"Boston Strong" - the phrase has come to symbolize a feeling of hope and community surrounding a horrible tragedy and a horrific act of terrorism on American soil. The 2013 event shone a spotlight on the City of Boston and the Boston Athletic Association and has sparked two major motion pictures. It also prompted director Jon Dunham (Spirit of the Marathon) to focus on the history of the Boston Marathon and the 2013 race. In Boston, he highlights not only the race but the city itself and gives the audience an insight and a unique perspective on the event.
Narrated by Matt Damon (Good Will Hunting), Boston begins its almost two-hour journey discussing the history of the Boston Marathon tracing all the way back to its beginnings and ties to the games in Ancient Greece and the first modern Olympic games. Held on the third Monday in April (known as Patriots Day), the first event was held 120 years ago in 1897 with fifteen runners. It is the World's oldest annual marathon and is one of the best-known road races. It currently stands at over 37,000 runners per year and is one of the most sought-after entrance invitations in the world.
When the film starts, we get some of the history of the Marathon and movie into the 1930s and some of the winners. It then fast forwards to the 1960s and '70s with interviews from such winners as Jon Anderson and Bill Rogers. The film touches upon one-time winner Australian winner Robert de Castella who brought his notoriety back to his homeland and started a running program for the indigenous people.
Moving on, the movie highlights some of the more controversial years in the marathon's history. It delves into the first year prize money was awarded in response to other marathons offering cash awards. The Boston Marathon held out for as long as it could after awards were instituted but the movie documents how the most elite runners boycotted Boston until they too gave in and gave cash prizes to the winners.
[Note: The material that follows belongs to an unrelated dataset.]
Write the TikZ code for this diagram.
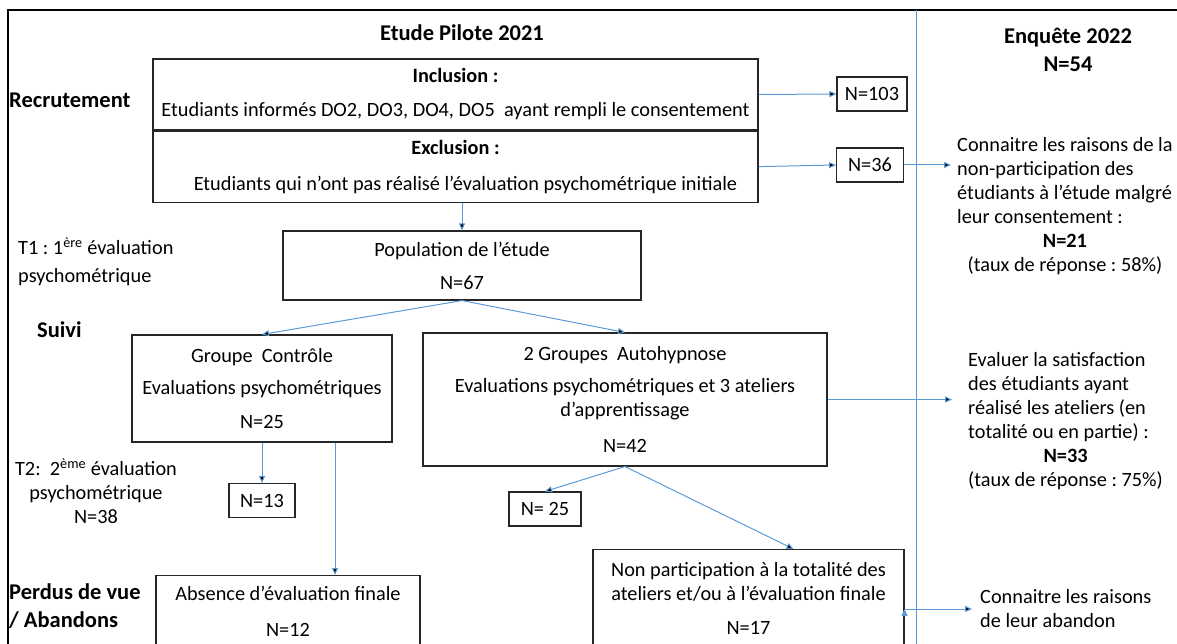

The film also highlights the first female participants in the race both sanctioned and unsanctioned. It highlights Bobbi Gibbs and interviews with those who entered the race in 1966 even though women weren't allowed and how she paved the way for those women who came after her once the Marathon officially began allowing women runners in 1972. It touches upon the Rosie Ruiz scandal of 1980 as well, when Ruiz won the marathon by cheating and entering the race at the last 2 miles.
Of course, the movie spends a significant amount of time on the 2013 bombing and its aftermath. Boston chronicles the events leading up to the bombing and the twelve months following the event ending with the 2014 race. It shows a city and the surrounding suburbs that rallied behind their beloved event and the courage shown not only for the runners but the spectators as well. Boston Strong came back stronger and more determined than ever to let the terrorists know they hadn't beaten us. Through it all, Damon's voice is distinct and soothing, with a deep and clear message.
For those of us that aren't runners and know extremely little about marathons or for those who aren't from the Boston area, this film will shed light on how much more important the Boston race is on the world stage; even more perhaps than the New York City Marathon.
Dunham does a wonderful job of including so much of the human interest angle into Boston, infusing it with grit and heart. His presentation and delivery hold the viewer's attention even if they are a novice to the world of running and Marathons. It's an enjoyable watching experience and a lesson in logistics, perseverance, and endurance.